In Apache Hive, the STORED AS clause is used to specify the file format for data storage when creating tables. The choice of file format can have an impact on the performance, storage, and compatibility of the data in Hive. Here’s an overview of some of the file formats that can be specified using the STORED AS clause in Hive:
- Text file format (STORED AS TEXTFILE): Text file format is the default file format in Hive, which stores data in plain text files with each line representing a row of data. Text file format is suitable for storing and processing unstructured or semi-structured data, but it can be inefficient for large datasets or complex queries.

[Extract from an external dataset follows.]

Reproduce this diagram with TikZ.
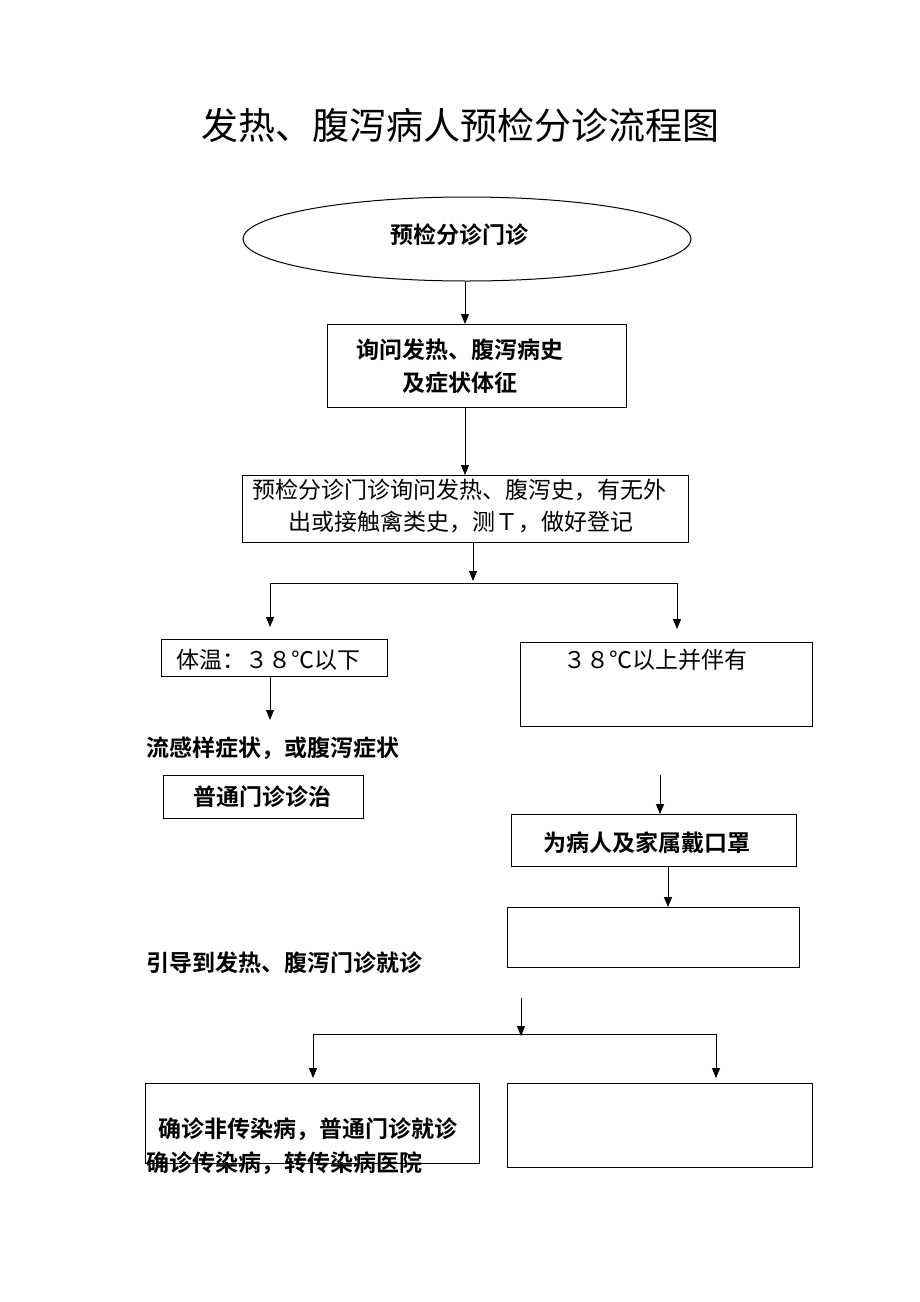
\documentclass[tikz,border=0pt]{standalone}
\usepackage{fontspec}
\newfontfamily\cjk{Noto Sans CJK SC}[BoldFont={Noto Sans CJK SC Bold}]
\usetikzlibrary{shapes.geometric,arrows.meta}
\begin{document}
\begin{tikzpicture}[x=1pt,y=-1pt,
  every node/.style={font=\cjk},
  box/.style={draw,line width=1pt,inner sep=0pt,anchor=north west},
  oval/.style={draw,ellipse,line width=1pt,inner sep=0pt,minimum width=448pt,minimum height=84pt},
  txt/.style={anchor=west,inner sep=0pt,font=\cjk\fontsize{23}{30}\selectfont},
  btxt/.style={anchor=west,inner sep=0pt,font=\cjk\bfseries\fontsize{23}{30}\selectfont},
  ln/.style={line width=1pt},
  arr/.style={line width=1pt,-{Triangle[width=8pt,length=10pt]}}]
\useasboundingbox (0,0) rectangle (920,1302);

% title
\node[anchor=center,inner sep=0pt,font=\cjk\fontsize{37}{40}\selectfont] (title) at (460,125) {发热、腹泻病人预检分诊流程图};

% ellipse
\node[oval] (b1) at (467,239) {};
\node[btxt] (t1) at (390,235) {预检分诊门诊};

% box 2
\node[box,minimum width=299pt,minimum height=83pt] (b2) at (327,324) {};
\node[btxt] (t2a) at (356,350) {询问发热、腹泻病史};
\node[btxt] (t2b) at (402,383) {及症状体征};

% box 3
\node[box,minimum width=446pt,minimum height=67pt] (b3) at (242,475) {};
\node[txt] (t3a) at (252,490) {预检分诊门诊询问发热、腹泻史，有无外};
\node[txt] (t3b) at (288,522) {出或接触禽类史，测Ｔ，做好登记};

% split 1
\coordinate (a1) at (465,0);
\draw[arr] (b1.south -| a1) -- (b2.north -| a1);
\draw[arr] (b2.south -| a1) -- (b3.north -| a1);
\coordinate (j1) at (473,581);
\coordinate (jL) at (270,583);
\coordinate (jR) at (677,583);
\coordinate (eL) at (270,627);
\coordinate (eR) at (677,629);
\draw[arr] (b3.south -| j1) -- (j1);
\draw[ln] (jL) -- (jR);
\draw[arr] (jL) -- (eL);
\draw[arr] (jR) -- (eR);

% left branch
\node[box,minimum width=226pt,minimum height=37pt] (b4) at (161,639) {};
\node[txt] (t4) at (176,660) {体温：３８℃以下};
\coordinate (e4) at (270,720);
\draw[arr] (b4.south -| e4) -- (e4);
\node[btxt] (t5) at (146,748) {流感样症状，或腹泻症状};
\node[box,minimum width=200pt,minimum height=43pt] (b5) at (163,775) {};
\node[btxt] (t6) at (193,797) {普通门诊诊治};

% right branch
\node[box,minimum width=292pt,minimum height=84pt] (b6) at (520,642) {};
\node[txt] (t7) at (563,660) {３８℃以上并伴有};
\coordinate (s7) at (660,775);
\node[box,minimum width=285pt,minimum height=52pt] (b7) at (511,814) {};
\draw[arr] (s7) -- (b7.north -| s7);
\node[btxt] (t8) at (543,843) {为病人及家属戴口罩};
\node[box,minimum width=292pt,minimum height=60pt] (b8) at (507,907) {};
\coordinate (a8) at (668,0);
\draw[arr] (b7.south -| a8) -- (b8.north -| a8);
\node[btxt] (t9) at (146,963) {引导到发热、腹泻门诊就诊};

% split 2
\coordinate (s2) at (521,998);
\coordinate (j2) at (521,1036);
\coordinate (kL) at (313,1034);
\coordinate (kR) at (716,1034);
\coordinate (fL) at (313,1078);
\coordinate (fR) at (716,1078);
\draw[arr] (s2) -- (j2);
\draw[ln] (kL) -- (kR);
\draw[arr] (kL) -- (fL);
\draw[arr] (kR) -- (fR);

\node[box,minimum width=334pt,minimum height=80pt] (b9) at (145,1083) {};
\node[btxt] (t10) at (158,1129) {确诊非传染病，普通门诊就诊};
\node[btxt] (t11) at (146,1163) {确诊传染病，转传染病医院};
\node[box,minimum width=305pt,minimum height=84pt] (b10) at (507,1083) {};
\end{tikzpicture}
\end{document}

- Sequence file format (STORED AS SEQUENCEFILE): Sequence file format is a binary file format in Hive that is optimized for storing large datasets with complex data types. Sequence file format stores data as binary key-value pairs, which can be compressed for storage efficiency.

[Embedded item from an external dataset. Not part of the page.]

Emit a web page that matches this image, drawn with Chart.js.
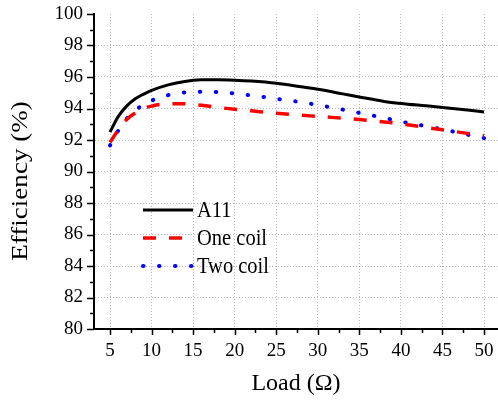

- ORC file format (STORED AS ORC): ORC (Optimized Row Columnar) file format is a highly efficient columnar storage format in Hive that reduces data storage and improves query performance. ORC format compresses data at different levels and supports advanced features like predicate pushdown and indexing, making it a preferred file format for big data processing.
- Parquet file format (STORED AS PARQUET): Parquet file format is another columnar storage format in Hive that is optimized for processing large datasets. Parquet format stores data in a highly compressed and efficient columnar structure, enabling faster queries and reduced storage costs.
- Avro file format (STORED AS AVRO): Avro file format is a data serialization system in Hive that stores data in a compact binary format. Avro format supports schema evolution and is designed to work well with Hadoop ecosystems like Hive.
In summary, the choice of file format in Hive using STORED AS clause depends on the nature of the data being stored and the performance requirements of the queries. Hive provides a range of file formats to choose from, each with its advantages and disadvantages.